Housing affordability is a consistent trigger for homelessness. Zillow-sponsored research shows that the homeless population climbs faster when rent affordability – the share of income people spend on rent – crosses certain thresholds.

The first threshold is 22%. Upticks in a community’s rent affordability beyond 22% leads to more people experiencing homelessness. The second threshold is 32% and increases in rent affordability beyond 32% leads to a faster-rising rate of homelessness, according to the research.

The proof is in the pudding in California, which sports all ten of the most expensive housing markets in the nation as well as 30% of the country’s homeless population.

Just in San Diego County, the number of homeless Americans jumped by 22% from last year.

“People are homeless because their rent is too high.
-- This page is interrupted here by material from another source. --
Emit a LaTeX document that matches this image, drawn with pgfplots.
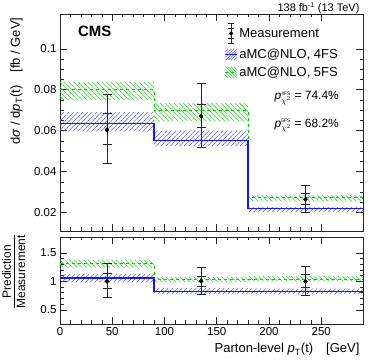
\documentclass[border=0pt]{standalone}
\usepackage{fontspec}
\setmainfont{Liberation Sans}
\usepackage{pgfplots}
\pgfplotsset{compat=1.18}
\usetikzlibrary{patterns.meta}

\definecolor{lineblue}{RGB}{20,20,255}
\definecolor{hatchblue}{RGB}{90,90,255}
\definecolor{linegreen}{RGB}{0,205,0}
\definecolor{hatchgreen}{RGB}{40,215,40}

\pgfplotsset{
  cmsaxis/.style={
    scale only axis, width=303pt,
    xmin=0, xmax=290,
    axis line style={black!85, line width=0.6pt},
    tick style={black!85, line width=0.5pt},
    major tick length=7pt, minor tick length=3.5pt,
    xtick={0,50,100,150,200,250}, minor x tick num=4,
    xtick pos=both, ytick pos=both, tick align=inside,
    tick label style={font=\fontsize{11.5}{12}\selectfont},
    /pgf/number format/assume math mode=true,
    /pgf/number format/fixed,
    clip=false,
  },
  band4/.style={draw=none, pattern={Lines[angle=45,distance=3.3pt,line width=0.55pt]}, pattern color=hatchblue, forget plot},
  band5/.style={draw=none, pattern={Lines[angle=-45,distance=3.3pt,line width=0.55pt]}, pattern color=hatchgreen, forget plot},
  meas/.style={only marks, mark=*, mark size=1.9pt, black, forget plot,
    error bars/.cd, y dir=both, y explicit,
    error bar style={black!85, line width=0.8pt},
    error mark options={rotate=90, mark size=4.5pt, line width=0.8pt, black!85}},
}

\begin{document}
\begin{tikzpicture}
\begin{axis}[cmsaxis, name=top,
  height=217pt,
  ymin=0.011, ymax=0.117,
  ytick={0.02,0.04,0.06,0.08,0.1},
  yticklabels={0.02,0.04,0.06,0.08,0.1},
  minor y tick num=3,
  xticklabels={},
  legend cell align=left,
  legend style={draw=none, fill=none, at={(rel axis cs:0.54,0.965)}, anchor=north west,
    font=\fontsize{13}{14}\selectfont, row sep=3pt, inner sep=1pt},
]
% 5FS band and line
\addplot[band5] coordinates {(0,0.0751) (90,0.0751) (90,0.0646) (180,0.0646) (180,0.0255) (290,0.0255)
  (290,0.0284) (180,0.0284) (180,0.0735) (90,0.0735) (90,0.0838) (0,0.0838)} -- cycle;
% 4FS band
\addplot[band4] coordinates {(0,0.0597) (90,0.0597) (90,0.0525) (180,0.0525) (180,0.0204) (290,0.0204)
  (290,0.0228) (180,0.0228) (180,0.0600) (90,0.0600) (90,0.0691) (0,0.0691)} -- cycle;
\addplot[const plot, linegreen, dashed, line width=0.8pt, forget plot] coordinates {(0,0.0800) (90,0.0699) (180,0.0274) (290,0.0274)};
\addplot[const plot, lineblue, line width=1.2pt, forget plot] coordinates {(0,0.0637) (90,0.0553) (180,0.0221) (290,0.0221)};
% measurement: total and inner bars
\addplot[meas] coordinates {
  (45,0.0605) += (0,0.0174) -= (0,0.0167)
  (135,0.0670) += (0,0.0159) -= (0,0.0151)
  (235,0.0265) += (0,0.0068) -= (0,0.0062)};
\addplot[meas] coordinates {
  (45,0.0605) += (0,0.0078) -= (0,0.0073)
  (135,0.0670) += (0,0.0060) -= (0,0.0054)
  (235,0.0265) += (0,0.0031) -= (0,0.0026)};
% legend
\addlegendimage{legend image code/.code={
  \draw[black!85, line width=0.8pt] (0.2cm,-0.36cm) -- (0.2cm,0.36cm);
  \draw[black!85, line width=0.8pt] (0.1cm,-0.36cm) -- (0.3cm,-0.36cm) (0.1cm,0.36cm) -- (0.3cm,0.36cm);
  \draw[black!85, line width=0.8pt] (0.1cm,-0.18cm) -- (0.3cm,-0.18cm) (0.1cm,0.18cm) -- (0.3cm,0.18cm);
  \fill[black] (0.2cm,0) circle (1.9pt);}}
\addlegendimage{legend image code/.code={
  \draw[hatchblue, line width=0.55pt]
    (0cm,0.1cm) -- (0.1cm,0.2cm) (0cm,0cm) -- (0.2cm,0.2cm) (0cm,-0.1cm) -- (0.3cm,0.2cm)
    (0cm,-0.2cm) -- (0.4cm,0.2cm) (0.1cm,-0.2cm) -- (0.4cm,0.1cm) (0.2cm,-0.2cm) -- (0.4cm,0cm)
    (0.3cm,-0.2cm) -- (0.4cm,-0.1cm);
  \draw[lineblue, line width=1.2pt] (0cm,0cm) -- (0.4cm,0cm);}}
\addlegendimage{legend image code/.code={
  \draw[hatchgreen, line width=0.55pt]
    (0.4cm,0.1cm) -- (0.3cm,0.2cm) (0.4cm,0cm) -- (0.2cm,0.2cm) (0.4cm,-0.1cm) -- (0.1cm,0.2cm)
    (0.4cm,-0.2cm) -- (0cm,0.2cm) (0.3cm,-0.2cm) -- (0cm,0.1cm) (0.2cm,-0.2cm) -- (0cm,0cm)
    (0.1cm,-0.2cm) -- (0cm,-0.1cm);
  \draw[linegreen, dashed, line width=0.8pt] (0cm,0cm) -- (0.4cm,0cm);}}
\legend{Measurement, {aMC@NLO, 4FS}, {aMC@NLO, 5FS}}
\node[anchor=west, font=\fontsize{15}{16}\selectfont\bfseries] at (axis cs:14,0.1085) {CMS};
\node[anchor=west, font=\fontsize{12}{13}\selectfont] at (axis cs:202,0.0760) {\textit{p}$^{\mbox{\tiny 4FS}}_{\chi^2}$ = 74.4\%};
\node[anchor=west, font=\fontsize{12}{13}\selectfont] at (axis cs:202,0.0625) {\textit{p}$^{\mbox{\tiny 5FS}}_{\chi^2}$ = 68.2\%};
\node[anchor=base east, font=\fontsize{11}{12}\selectfont] at (rel axis cs:1,1.012) {138 fb$^{\mbox{\scriptsize -1}}$ (13 TeV)};
\node[rotate=90, anchor=north east, font=\fontsize{13}{14}\selectfont] at (rel axis cs:-0.175,1) {d\textit{σ} / d\textit{p}\textsubscript{T}(t)\quad [fb / GeV]};
\end{axis}

\begin{axis}[cmsaxis, name=low,
  at={(top.south west)}, anchor=north west, yshift=-6pt,
  height=87pt,
  ymin=0.25, ymax=1.78,
  ytick={0.5,1,1.5}, yticklabels={0.5,1,1.5},
  minor y tick num=4,
  xticklabels={0,50,100,150,200,250},
]
\addplot[band5] coordinates {(0,1.24) (90,1.24) (90,0.99) (180,0.99) (180,1.00) (290,1.00)
  (290,1.09) (180,1.09) (180,1.08) (90,1.08) (90,1.38) (0,1.38)} -- cycle;
\addplot[band4] coordinates {(0,0.98) (90,0.98) (90,0.78) (180,0.78) (180,0.78) (290,0.78)
  (290,0.87) (180,0.87) (180,0.88) (90,0.88) (90,1.13) (0,1.13)} -- cycle;
\addplot[const plot, linegreen, dashed, line width=0.8pt, forget plot] coordinates {(0,1.31) (90,1.03) (180,1.04) (290,1.04)};
\addplot[const plot, lineblue, line width=1.2pt, forget plot] coordinates {(0,1.06) (90,0.82) (180,0.82) (290,0.82)};
\addplot[meas] coordinates {
  (45,1) += (0,0.31) -= (0,0.28)
  (135,1) += (0,0.25) -= (0,0.23)
  (235,1) += (0,0.26) -= (0,0.25)};
\addplot[meas] coordinates {
  (45,1) += (0,0.135) -= (0,0.12)
  (135,1) += (0,0.09) -= (0,0.09)
  (235,1) += (0,0.12) -= (0,0.11)};
\node[rotate=90, anchor=north, inner sep=0pt, font=\fontsize{12}{13}\selectfont] at (rel axis cs:-0.193,0.6)
  {\begin{tabular}{@{}c@{}}Prediction\\[-1pt]\hline\rule{0pt}{11pt}Measurement\end{tabular}};
\node[anchor=base east, font=\fontsize{13}{14}\selectfont] at ([yshift=-29pt]rel axis cs:1,0) {Parton-level \textit{p}\textsubscript{T}(t)\quad [GeV]};
\end{axis}
\pgfresetboundingbox
\path ([shift={(-60pt,14pt)}]top.north west) rectangle ([shift={(314pt,-349pt)}]top.north west);
\end{tikzpicture}
\end{document}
And their options are too few. And they have no cushion,” said Dr. Margot Kushel, author of a UC San Francisco study on how Californians become homeless told CBS News. “And it really makes you wonder how different things would look if we could solve that underlying problem.”

For the study participants who had a lease when they lost their housing, 50% of their income on average was going to rent.

Another issue is the deeply local state of the market. Rents fell in the West in May but rose in the Northeast and Midwest due to increasing demand.

Rents peaked in August of 2022 at $2,053 and have been moderating some since then. Overall, May saw the largest YOY rent decline since 2020 as multifamily housing construction has boomed. Completed multifamily projects jumped 24.2% YOY in April.